Tempos difíceis. Tempos de angustiado humor. Philippe Sollers continua a escrever livros magníficos sobre a sua/nossa sociedade submetida ao "império dos simulacros" (é assim que ele designa a televisão), feita de muitas relações de indivíduos que já não vêem o movimento — e que, desse modo, perderam a singularidade que, justamente, os individualizava.
>>> Pascal, matemático místico, escreveu coisas deste género:
"Quero mostrar-vos uma coisa infinita e indivisível: é um ponto que se move por todo o lado a uma velocidade infinita, porque está em todos os lugares e está, por inteiro, em cada lugar."
Será que o leitor vê este movimento? Não? tanto pior.
[pág. 41]
Mouvement (ed. Gallimard, 2016) é esse romance construído sob o signo de Hegel (La vérité est le mouvement d'elle-même en elle-même — eis a citação de abertura) em que a observação mais íntima convive com aqueles que arriscaram pensar os limites, todos os limites. Tudo assombrado (o assombramento é, aqui, uma coisa feliz) pela presença imensa, incansável e sem cansaço, silenciosa e convulsiva, desses objectos de todos os futuros que são os livros.
>>> (...) os verdadeiros livros, radicalmente acordados, dormem de punhos cerrados, é a sua força. Estes blocos de sono são de uma lucidez incrível.

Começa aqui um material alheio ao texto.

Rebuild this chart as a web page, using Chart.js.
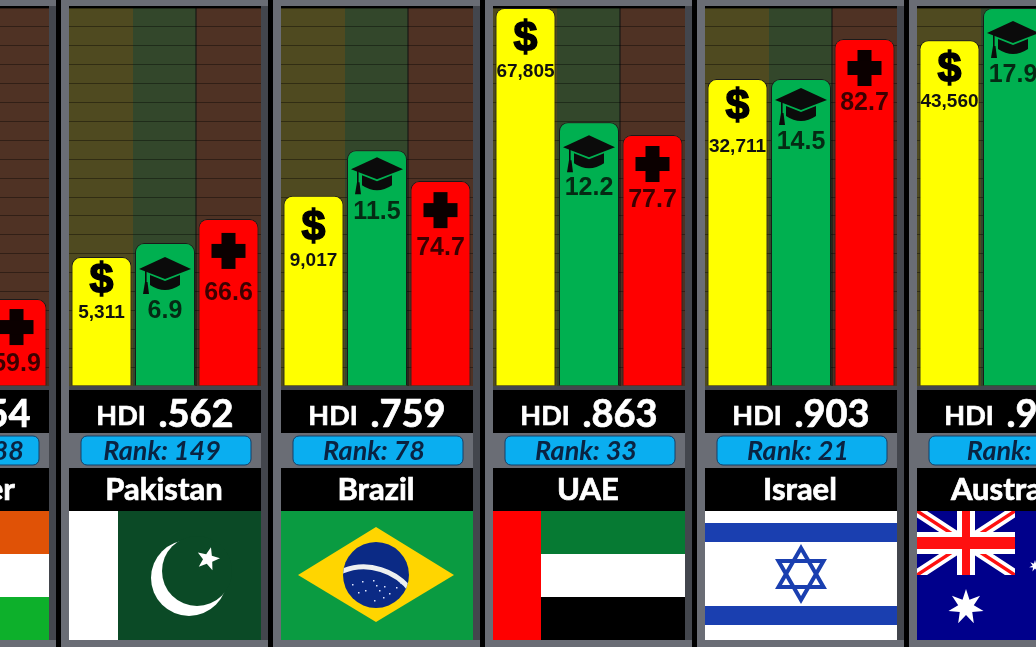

Sei onde encontrá-los e como lhes falar.
[pág. 59]
Os livros de Sollers dos últimos anos (no limite, talvez toda a sua obra) podem ser percorridos como capítulos abertos, mas formalmente delimitados, de uma intransigência de viver e escrever que envolve sempre a defesa da irredutibilidade da própria escrita. Ele vive, afinal, essa memória magoada de um tempo em que escrever era uma arte de viver, não uma mensagem cifrada de telemóvel — vale a pena referir que, na gíria adoptada na língua francesa, um SMS é um texto [têxtô]. Em causa está a administração literária da solidão, esse admirável mecanismo de reconhecimento do outro.
>>> Ela não dorme se não recebeu o seu texto. Bruscamente, inventa um encontro profissional importante: texto. Dir-se-ia que é o seu ADN que a convoca, está pronta a sacrificar tudo por um virtuoso do texto. Já não lê mais nada a não ser as suas mensagens, os livros são demasiado longos e demasiado difíceis, baralham-se perante os seus olhos. A televisão, a rádio, o telefone vocal são desertos de aborrecimento. Tão convincente como a cocaína: o texto flash.